# Your goal
Give the data again, word for word.

# Recorded information
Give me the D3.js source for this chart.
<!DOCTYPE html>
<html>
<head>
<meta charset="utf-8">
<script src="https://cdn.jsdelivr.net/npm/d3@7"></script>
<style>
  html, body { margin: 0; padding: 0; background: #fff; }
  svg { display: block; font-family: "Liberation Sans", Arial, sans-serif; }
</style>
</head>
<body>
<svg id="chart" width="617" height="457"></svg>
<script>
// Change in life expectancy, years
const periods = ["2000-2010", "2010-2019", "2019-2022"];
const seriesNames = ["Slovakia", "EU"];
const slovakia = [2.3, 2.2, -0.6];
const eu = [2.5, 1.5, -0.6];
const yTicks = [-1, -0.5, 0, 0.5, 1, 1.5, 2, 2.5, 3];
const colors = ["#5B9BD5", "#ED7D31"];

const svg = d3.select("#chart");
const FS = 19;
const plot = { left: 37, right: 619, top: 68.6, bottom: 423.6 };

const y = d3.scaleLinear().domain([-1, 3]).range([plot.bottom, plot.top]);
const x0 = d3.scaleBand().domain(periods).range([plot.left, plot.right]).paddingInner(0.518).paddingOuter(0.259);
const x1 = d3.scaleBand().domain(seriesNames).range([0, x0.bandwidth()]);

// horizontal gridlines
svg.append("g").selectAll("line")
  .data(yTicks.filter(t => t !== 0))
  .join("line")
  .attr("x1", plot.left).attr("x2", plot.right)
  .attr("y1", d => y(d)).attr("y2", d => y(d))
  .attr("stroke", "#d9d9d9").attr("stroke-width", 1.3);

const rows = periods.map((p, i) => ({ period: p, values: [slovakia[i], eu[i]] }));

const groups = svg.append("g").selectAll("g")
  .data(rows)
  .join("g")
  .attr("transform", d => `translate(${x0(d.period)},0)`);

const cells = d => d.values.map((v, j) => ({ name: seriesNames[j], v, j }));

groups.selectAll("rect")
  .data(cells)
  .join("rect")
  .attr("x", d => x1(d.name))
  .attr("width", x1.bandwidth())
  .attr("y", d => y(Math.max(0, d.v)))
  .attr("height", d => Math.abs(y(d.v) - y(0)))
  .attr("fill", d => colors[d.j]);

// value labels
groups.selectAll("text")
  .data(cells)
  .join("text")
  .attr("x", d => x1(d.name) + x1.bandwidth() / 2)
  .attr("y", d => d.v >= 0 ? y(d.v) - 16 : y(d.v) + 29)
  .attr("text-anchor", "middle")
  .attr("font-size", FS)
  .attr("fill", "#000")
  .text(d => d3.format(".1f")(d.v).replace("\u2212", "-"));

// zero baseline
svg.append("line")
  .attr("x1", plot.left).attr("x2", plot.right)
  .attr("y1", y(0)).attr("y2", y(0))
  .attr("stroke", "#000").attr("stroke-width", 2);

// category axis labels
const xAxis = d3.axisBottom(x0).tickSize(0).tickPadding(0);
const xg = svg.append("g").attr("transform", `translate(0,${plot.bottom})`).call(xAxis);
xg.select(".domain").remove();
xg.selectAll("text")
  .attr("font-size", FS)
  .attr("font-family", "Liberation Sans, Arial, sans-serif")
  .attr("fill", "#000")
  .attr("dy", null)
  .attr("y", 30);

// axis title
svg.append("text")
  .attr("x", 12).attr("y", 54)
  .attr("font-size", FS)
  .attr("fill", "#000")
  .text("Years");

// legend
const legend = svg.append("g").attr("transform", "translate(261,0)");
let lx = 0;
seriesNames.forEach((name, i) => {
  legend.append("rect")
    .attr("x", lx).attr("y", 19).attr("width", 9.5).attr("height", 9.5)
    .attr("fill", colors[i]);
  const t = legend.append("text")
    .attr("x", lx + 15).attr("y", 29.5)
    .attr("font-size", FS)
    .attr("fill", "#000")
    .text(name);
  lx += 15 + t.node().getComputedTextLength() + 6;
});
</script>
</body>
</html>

# Completed task
Give me the D3.js source for this chart.
<!DOCTYPE html>
<html>
<head>
<meta charset="utf-8">
<script src="https://cdn.jsdelivr.net/npm/d3@7"></script>
<style>
  html, body { margin: 0; padding: 0; background: #fff; }
  svg { display: block; font-family: "Liberation Sans", Arial, sans-serif; }
</style>
</head>
<body>
<svg id="chart" width="617" height="457"></svg>
<script>
// Change in life expectancy, years
const periods = ["2000-2010", "2010-2019", "2019-2022"];
const seriesNames = ["Slovakia", "EU"];
const slovakia = [2.3, 2.2, -0.6];
const eu = [2.5, 1.5, -0.6];
const yTicks = [-1, -0.5, 0, 0.5, 1, 1.5, 2, 2.5, 3];
const colors = ["#5B9BD5", "#ED7D31"];

const svg = d3.select("#chart");
const FS = 19;
const plot = { left: 37, right: 619, top: 68.6, bottom: 423.6 };

const y = d3.scaleLinear().domain([-1, 3]).range([plot.bottom, plot.top]);
const x0 = d3.scaleBand().domain(periods).range([plot.left, plot.right]).paddingInner(0.518).paddingOuter(0.259);
const x1 = d3.scaleBand().domain(seriesNames).range([0, x0.bandwidth()]);

// horizontal gridlines
svg.append("g").selectAll("line")
  .data(yTicks.filter(t => t !== 0))
  .join("line")
  .attr("x1", plot.left).attr("x2", plot.right)
  .attr("y1", d => y(d)).attr("y2", d => y(d))
  .attr("stroke", "#d9d9d9").attr("stroke-width", 1.3);

const rows = periods.map((p, i) => ({ period: p, values: [slovakia[i], eu[i]] }));

const groups = svg.append("g").selectAll("g")
  .data(rows)
  .join("g")
  .attr("transform", d => `translate(${x0(d.period)},0)`);

const cells = d => d.values.map((v, j) => ({ name: seriesNames[j], v, j }));

groups.selectAll("rect")
  .data(cells)
  .join("rect")
  .attr("x", d => x1(d.name))
  .attr("width", x1.bandwidth())
  .attr("y", d => y(Math.max(0, d.v)))
  .attr("height", d => Math.abs(y(d.v) - y(0)))
  .attr("fill", d => colors[d.j]);

// value labels
groups.selectAll("text")
  .data(cells)
  .join("text")
  .attr("x", d => x1(d.name) + x1.bandwidth() / 2)
  .attr("y", d => d.v >= 0 ? y(d.v) - 16 : y(d.v) + 29)
  .attr("text-anchor", "middle")
  .attr("font-size", FS)
  .attr("fill", "#000")
  .text(d => d3.format(".1f")(d.v).replace("\u2212", "-"));

// zero baseline
svg.append("line")
  .attr("x1", plot.left).attr("x2", plot.right)
  .attr("y1", y(0)).attr("y2", y(0))
  .attr("stroke", "#000").attr("stroke-width", 2);

// category axis labels
const xAxis = d3.axisBottom(x0).tickSize(0).tickPadding(0);
const xg = svg.append("g").attr("transform", `translate(0,${plot.bottom})`).call(xAxis);
xg.select(".domain").remove();
xg.selectAll("text")
  .attr("font-size", FS)
  .attr("font-family", "Liberation Sans, Arial, sans-serif")
  .attr("fill", "#000")
  .attr("dy", null)
  .attr("y", 30);

// axis title
svg.append("text")
  .attr("x", 12).attr("y", 54)
  .attr("font-size", FS)
  .attr("fill", "#000")
  .text("Years");

// legend
const legend = svg.append("g").attr("transform", "translate(261,0)");
let lx = 0;
seriesNames.forEach((name, i) => {
  legend.append("rect")
    .attr("x", lx).attr("y", 19).attr("width", 9.5).attr("height", 9.5)
    .attr("fill", colors[i]);
  const t = legend.append("text")
    .attr("x", lx + 15).attr("y", 29.5)
    .attr("font-size", FS)
    .attr("fill", "#000")
    .text(name);
  lx += 15 + t.node().getComputedTextLength() + 6;
});
</script>
</body>
</html>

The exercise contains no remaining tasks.